Posts Tagged ‘Career’
Rating the boss
If you think only subordinates are being evaluated and graded, think again.
A lot of companies, like some of the ones I worked for in the past, are having their superiors rated by their subordinates. They call it 360 evaluation.
It’s a tool that some companies use to find out how their people on top are doing, from the point of view of those who do the “real” jobs down the line.
I chanced upon Dennis Carey: The 360 and it reminded me of the first time I came across this 360 thing. As a store manager, I had to evaluate my area manager’s performance basing on skills and behavioral competencies. Under skills were marketing management, operations management, finance management, inventory management, technical competency and people management. Most of them were quantitative hence they weren’t that hard to grade. But the qualitative parts took me a few minutes longer because it was a matter of personal perception - specially the behavioral competency. It wasn’t easy judging somebody especially your boss. I had to back up my “claims.”
In the end my boss got a fine evaluation from me.
I figured then that if, as a leader, you don’t exert an effort to even know your people, you’re not likely to win them whether consciously or subconsciously. Maybe, if my boss then had been apathetic about me, I would have given him a failing grade in the qualitative aspects. Luckily he was the type who listened to all the people in the organization, regardless of rank. He loved talking to us and it made us feel like he cared about us, our career, even our personal concerns. He made our communication lines open and he made us feel good about ourselves.
Considering this, I realized I had to do the same to my subordinates too. Not to get a good rating in 360. But to help make every one’s job easier and the workplace happier.
Giving up on the rat race
What would make a woman give up her career?
Sounds yet another Ms. Universe question but this was what I kept on asking myself several times over before I finally decided to go full time as mom and wife and kill my career - at 32.
It’s been two months since I left the corporate world. I had a managerial job with above-industry compensation, respectable bosses, and a wonderful team who worked hard and smart with me through the toughest of times.
So when people around me learned that I was giving it all up to be a homemaker, they thought I was going nuts.
Killing my own career hadn’t been an easy decision for me who’s been used to working since college. I had loads of apprehension on, primarily among others, financial stability and security. But my husband was adamant in making me leave my job to focus on the family. And he wouldn’t take no for an answer.
My hubby and I have been married for almost eight years but the demands of our jobs have kept us apart for almost half that period due to our distant areas of assignment - him in Manila and me in either Davao or Cagayan de Oro City. Our now 7-year old daughter lived like a ping-pong ball, staying either with my parents or my husband’s. She’s had seven nannies since birth. Most of them left consequently due to my daughter’s pesky behavior, thus the high turnover.
That alone was alarming.
For two months now I’ve been my daughter’s full-time tutor, bestfriend, and mom. The pesky behavior that the nannies complained about did not at all surface - and that’s not to say that because moms have longer patience for their own kids than how much nannies can muster and stretch.

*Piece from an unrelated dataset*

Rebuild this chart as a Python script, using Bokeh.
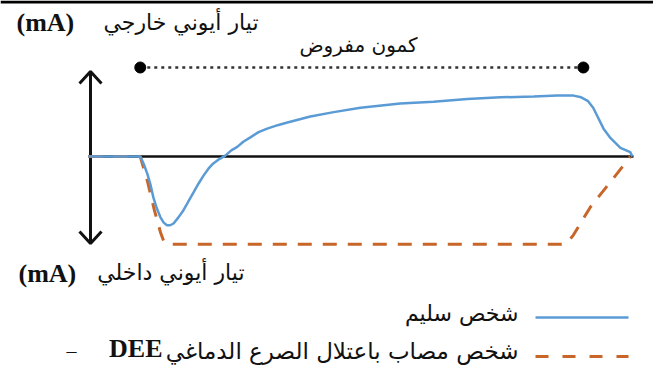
from bokeh.plotting import figure
from bokeh.models import Range1d, Label, Span
from bokeh.embed import file_html
from bokeh.resources import INLINE

# Time (arbitrary units, 0..100) and ionic current (normalised, outward > 0)
time_healthy = [0.0, 9.5, 10.1, 10.8, 11.4, 11.9, 12.5, 13.2, 13.8, 14.4,
                15.0, 15.6, 16.5, 17.4, 18.3, 19.3, 20.2, 21.1, 22.0, 22.9,
                24.0, 25.1, 26.2, 27.3, 28.4, 29.7, 31.2, 32.8, 34.7, 36.5,
                40.7, 45.0, 49.9, 57.2, 63.3, 69.5, 75.6, 81.7, 86.0, 89.0,
                90.4, 91.6, 92.6, 93.4, 94.5, 95.8, 97.6, 99.4, 99.8]
current_healthy = [0.0, 0.0, -0.08, -0.20, -0.33, -0.47, -0.59, -0.70, -0.76,
                   -0.79, -0.79, -0.77, -0.70, -0.62, -0.52, -0.41, -0.31,
                   -0.22, -0.14, -0.08, -0.03, 0.01, 0.07, 0.11, 0.17, 0.22,
                   0.28, 0.32, 0.36, 0.39, 0.46, 0.51, 0.56, 0.61, 0.63, 0.66,
                   0.68, 0.69, 0.70, 0.70, 0.68, 0.64, 0.56, 0.46, 0.32, 0.21,
                   0.10, 0.05, 0.0]

time_dee = [0.0, 9.5, 10.8, 12.1, 13.2, 13.9, 15.0, 86.6, 87.9, 89.0, 92.1,
            94.9, 97.2, 99.4]
current_dee = [0.0, 0.0, -0.28, -0.62, -0.87, -0.99, -1.01, -1.01, -0.99,
               -0.90, -0.58, -0.36, -0.18, 0.0]

# Imposed-voltage window
clamp_start, clamp_end = 9.5, 90.8

W, H = 653, 372
PX_PER_T = 5.45
PX_PER_I = 87.0
T0_PX = 88
BASE_PX = 156


def tx(px):
    return (px - T0_PX) / PX_PER_T


def iy(py):
    return (BASE_PX - py) / PX_PER_I


p = figure(width=W, height=H, output_backend="svg", toolbar_location=None,
           x_range=Range1d(tx(0), tx(W)), y_range=Range1d(iy(H), iy(0)),
           min_border=0, x_axis_location=None, y_axis_location=None)
p.grid.visible = False
p.outline_line_color = None
p.background_fill_color = "white"
p.border_fill_color = "white"

BLUE = "#5B9BD5"
ORANGE = "#C8662A"

# top rule
p.add_layout(Span(location=iy(1.5), dimension="width", line_color="black",
                  line_width=3))

# zero-current baseline and double-headed current arrow
p.line([0, 100], [0, 0], line_color="#111111", line_width=2.5)
ax = tx(90)
p.line([ax, ax], [iy(71), iy(243)], line_color="#111111", line_width=3)
p.multi_line([[tx(79), ax, tx(101)], [tx(79), ax, tx(101)]],
             [[iy(83), iy(71), iy(83)], [iy(231), iy(243), iy(231)]],
             line_color="#111111", line_width=3)

# imposed voltage bar
v_level = iy(67)
p.line([clamp_start, clamp_end], [v_level, v_level], line_color="#333333",
       line_width=2.5, line_dash="3 4")
p.scatter([clamp_start, clamp_end], [v_level, v_level], size=11,
          color="black")

# current traces
p.line(time_dee, current_dee, line_color=ORANGE, line_width=3,
       line_dash="14 11")
p.line(time_healthy, current_healthy, line_color=BLUE, line_width=2.5)

# legend samples
p.line([tx(535), tx(628)], [iy(317), iy(317)], line_color=BLUE, line_width=2.5)
p.line([tx(535), tx(628)], [iy(356), iy(356)], line_color=ORANGE,
       line_width=3, line_dash="13 14")

AR_FONT = "DejaVu Sans"
LAT_FONT = "Liberation Serif"


def label(x, py, text, font, size, align="left", style="normal",
          color="#111111"):
    p.add_layout(Label(x=x, y=H - py, x_units="screen", y_units="screen",
                       text=text, text_font=font, text_font_size=size,
                       text_align=align, text_baseline="middle",
                       text_font_style=style, text_color=color))


label(16, 22, "(mA)", LAT_FONT, "26px", style="bold")
label(258, 22, "تيار أيوني خارجي", AR_FONT, "22px", align="right")
label(358, 44, "كمون مفروض", AR_FONT, "20px", align="center")
label(18, 273, "(mA)", LAT_FONT, "26px", style="bold")
label(244, 272, "تيار أيوني داخلي", AR_FONT, "22px", align="right")
label(518, 313, "شخص سليم", AR_FONT, "22px", align="right")
label(518, 350, "شخص مصاب باعتلال الصرع الدماغي", AR_FONT, "23px",
      align="right")
label(162, 348, "DEE", LAT_FONT, "26px", align="right", style="bold")
label(66, 350, "–", LAT_FONT, "20px")

open("out.html", "w").write(file_html(p, INLINE))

I realized that her pesky behavior toward the nannies was her way of getting my attention. Afterall, she herself has been prodding me for ages to stop working and stay with her because she felt like she had no parents. She constantly asked why we weren’t living together as a family. Everynight she prayed that the three of us will finally be united and that I quit my job to look after her.
Now her prayers are finally granted and she can’t contain her joy.
Just last week as I was going over my daughter’s writing pad, I saw two drawings she elaborately made that sealed my conviction of being on the right track. She drew pictures of three happy individuals whom she identified as us, holding hands. The captions struck me most because they read “happy family” and “Kami ay masaya!” - a far cry from the previous dark sketches I used to see in her drawing books for the longest time that were reminiscent of images from the horror flick “The Ring.”
From the looks of it, my being around affects my daughter’s psyche and it sure swells my heart. I’ve never been as satisfied and fullfilled as when I was a working mom who couldn’t give quality time for my family.
Time and again, I still get calls from friends who ask me why I choose to rot (yes, that’s how they put it) at home instead of work and put my skills and degree to good use. I wince at the thought that some people seem to fail to see beyond the importance of work even when the relationships they’re in are on the verge of falling apart. I can’t blame them. I used to see things that way too. Work was the center of my world since time immemorial until I began to feel shallow and decided to search for a deeper meaning to my existence.
The adrenalin rush fuelled by challenges in the workplace didn’t anymore suffice to keep me going. Surprisingly, the happiness and fullfillment I’ve been looking for are now beginning to get quenched at home.
For more than a decade of being trapped in the rat race, I thought the biggest stimulus to self-satisfaction was career, more than just a job. While a job is merely a source of income, a career is much more of a calling, a passion in the guise of occupation.
I may have given up on the rat race but I have transitioned my career into something bigger, more meaningful, and more challenging through full-time parenting.